● PROVIDED MATERIAL:
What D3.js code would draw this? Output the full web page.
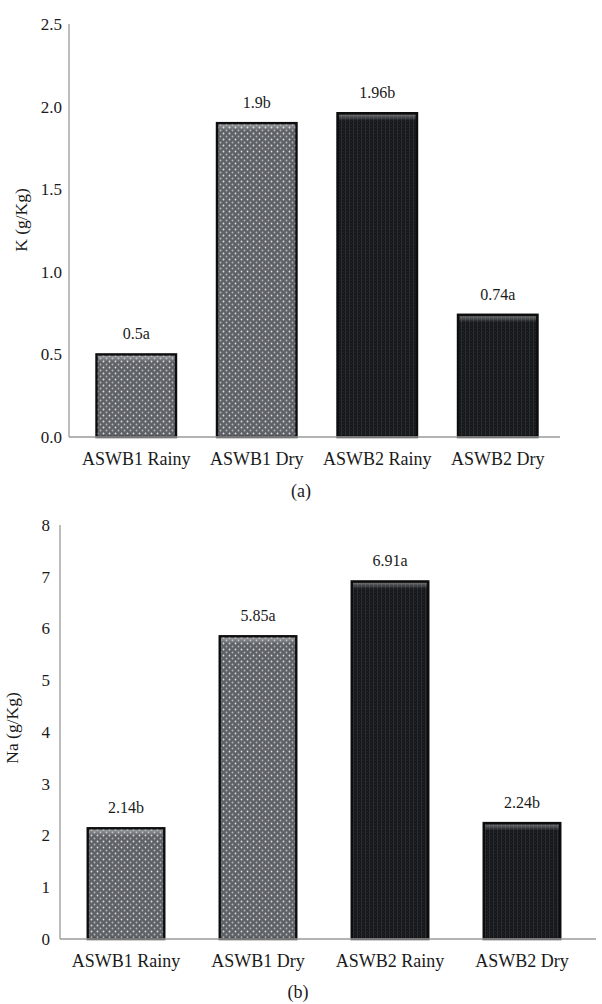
<!DOCTYPE html>
<html>
<head>
<meta charset="utf-8">
<script src="https://cdn.jsdelivr.net/npm/d3@7/dist/d3.min.js"></script>
<style>
  html, body { margin: 0; padding: 0; background: #fff; }
  svg { display: block; }
</style>
</head>
<body>
<svg id="chart" width="602" height="1004" font-family="'Liberation Serif', 'DejaVu Serif', serif"></svg>
<script>
// Sample categories and measured values (g/Kg) with significance letters
const categories = ["ASWB1 Rainy", "ASWB1 Dry", "ASWB2 Rainy", "ASWB2 Dry"];
const kValues = [0.5, 1.9, 1.96, 0.74];
const kLetters = ["a", "b", "b", "a"];
const naValues = [2.14, 5.85, 6.91, 2.24];
const naLetters = ["b", "a", "a", "b"];
const kTicks = [0, 0.5, 1.0, 1.5, 2.0, 2.5];
const naTicks = [0, 1, 2, 3, 4, 5, 6, 7, 8];

const FONT = "'Liberation Serif', 'DejaVu Serif', serif";
const INK = "#1a1a1a";

const svg = d3.select("#chart");
const defs = svg.append("defs");

// Light grey bar texture: staggered white dots
const dots = defs.append("pattern").attr("id", "dots")
  .attr("patternUnits", "userSpaceOnUse").attr("width", 6).attr("height", 6);
dots.append("rect").attr("width", 6).attr("height", 6).attr("fill", "#5f6267");
dots.append("circle").attr("cx", 1.5).attr("cy", 1.5).attr("r", 0.9).attr("fill", "#dcdee0");
dots.append("circle").attr("cx", 4.5).attr("cy", 4.5).attr("r", 0.9).attr("fill", "#b6b9bc");

// Dark bar texture: fine vertical threads
const threads = defs.append("pattern").attr("id", "threads")
  .attr("patternUnits", "userSpaceOnUse").attr("width", 4).attr("height", 3);
threads.append("rect").attr("width", 4).attr("height", 3).attr("fill", "#16181b");
threads.append("rect").attr("x", 1).attr("width", 1).attr("height", 3).attr("fill", "#2b2e32");
threads.append("rect").attr("x", 3).attr("y", 1).attr("width", 1).attr("height", 1).attr("fill", "#25282b");

// Soft highlight along the top edge of each bar
const shine = defs.append("linearGradient").attr("id", "shine")
  .attr("x1", 0).attr("y1", 0).attr("x2", 0).attr("y2", 1);
shine.append("stop").attr("offset", "0%").attr("stop-color", "#fff").attr("stop-opacity", 0.35);
shine.append("stop").attr("offset", "100%").attr("stop-color", "#fff").attr("stop-opacity", 0);

const fills = ["url(#dots)", "url(#dots)", "url(#threads)", "url(#threads)"];

function panel(cfg) {
  const g = svg.append("g").attr("font-family", FONT).attr("fill", INK);
  const x = d3.scaleBand().domain(categories).range(cfg.xRange).paddingInner(cfg.pad).paddingOuter(cfg.pad / 2);
  const y = d3.scaleLinear().domain([0, cfg.max]).range([cfg.y0, cfg.y1]);
  const rows = categories.map((c, i) => ({ c, v: cfg.values[i], l: cfg.letters[i], f: fills[i] }));

  // bars
  const bars = g.selectAll("g.bar").data(rows).join("g").attr("class", "bar");
  bars.append("rect")
    .attr("x", d => x(d.c)).attr("y", d => y(d.v))
    .attr("width", x.bandwidth()).attr("height", d => y(0) - y(d.v))
    .attr("fill", d => d.f)
    .attr("stroke", "#0d0d0d").attr("stroke-width", 2.4);
  bars.append("rect")
    .attr("x", d => x(d.c) + 1.5).attr("y", d => y(d.v) + 1.5)
    .attr("width", x.bandwidth() - 3).attr("height", 6)
    .attr("fill", "url(#shine)");

  // value labels
  g.selectAll("text.val").data(rows).join("text").attr("class", "val")
    .attr("x", d => x(d.c) + x.bandwidth() / 2)
    .attr("y", d => y(d.v) - 15)
    .attr("text-anchor", "middle").attr("font-size", 16)
    .text(d => String(d.v) + d.l);

  // y axis
  g.append("line").attr("x1", cfg.axisX).attr("x2", cfg.axisX)
    .attr("y1", y(cfg.max)).attr("y2", y(0))
    .attr("stroke", "#9a9a9a").attr("stroke-width", 1.3);
  g.selectAll("text.tick").data(cfg.ticks).join("text").attr("class", "tick")
    .attr("x", cfg.axisX - cfg.tickGap).attr("y", d => y(d))
    .attr("dy", "0.35em").attr("text-anchor", "end").attr("font-size", 17)
    .text(d => cfg.fmt(d));

  // x axis
  g.append("line").attr("x1", cfg.axisX).attr("x2", cfg.xEnd)
    .attr("y1", y(0)).attr("y2", y(0))
    .attr("stroke", "#9a9a9a").attr("stroke-width", 1.3);
  g.selectAll("text.cat").data(categories).join("text").attr("class", "cat")
    .attr("x", d => x(d) + x.bandwidth() / 2).attr("y", y(0) + 22)
    .attr("dy", "0.35em").attr("text-anchor", "middle").attr("font-size", 18)
    .text(d => d);

  // axis title
  g.append("text")
    .attr("transform", `translate(${cfg.titleX},${cfg.titleY}) rotate(-90)`)
    .attr("text-anchor", "middle").attr("dy", "0.35em").attr("font-size", 17.5)
    .text(cfg.title);

  // panel caption
  g.append("text").attr("x", cfg.capX).attr("y", cfg.capY)
    .attr("dy", "0.35em").attr("text-anchor", "middle").attr("font-size", 18)
    .text(cfg.caption);
}

panel({
  values: kValues, letters: kLetters, ticks: kTicks, max: 2.5,
  fmt: d3.format(".1f"),
  xRange: [76, 558], pad: 0.34, xEnd: 560,
  y0: 437, y1: 24, axisX: 69, tickGap: 7,
  title: "K (g/Kg)", titleX: 21, titleY: 220,
  caption: "(a)", capX: 301, capY: 491
});

panel({
  values: naValues, letters: naLetters, ticks: naTicks, max: 8,
  fmt: d3.format("d"),
  xRange: [60, 588], pad: 0.42, xEnd: 596,
  y0: 939, y1: 525, axisX: 60, tickGap: 10,
  title: "Na (g/Kg)", titleX: 12, titleY: 728,
  caption: "(b)", capX: 298, capY: 992
});
</script>
</body>
</html>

● TASK INSTRUCTIONS: Restate the material word for word from its first line through the line containing "const naTicks = [0, 1, 2, 3, 4, 5, 6, 7, 8];", both included; the pictures do not belong in it.

● THE ANSWER:
What D3.js code would draw this? Output the full web page.
<!DOCTYPE html>
<html>
<head>
<meta charset="utf-8">
<script src="https://cdn.jsdelivr.net/npm/d3@7/dist/d3.min.js"></script>
<style>
  html, body { margin: 0; padding: 0; background: #fff; }
  svg { display: block; }
</style>
</head>
<body>
<svg id="chart" width="602" height="1004" font-family="'Liberation Serif', 'DejaVu Serif', serif"></svg>
<script>
// Sample categories and measured values (g/Kg) with significance letters
const categories = ["ASWB1 Rainy", "ASWB1 Dry", "ASWB2 Rainy", "ASWB2 Dry"];
const kValues = [0.5, 1.9, 1.96, 0.74];
const kLetters = ["a", "b", "b", "a"];
const naValues = [2.14, 5.85, 6.91, 2.24];
const naLetters = ["b", "a", "a", "b"];
const kTicks = [0, 0.5, 1.0, 1.5, 2.0, 2.5];
const naTicks = [0, 1, 2, 3, 4, 5, 6, 7, 8];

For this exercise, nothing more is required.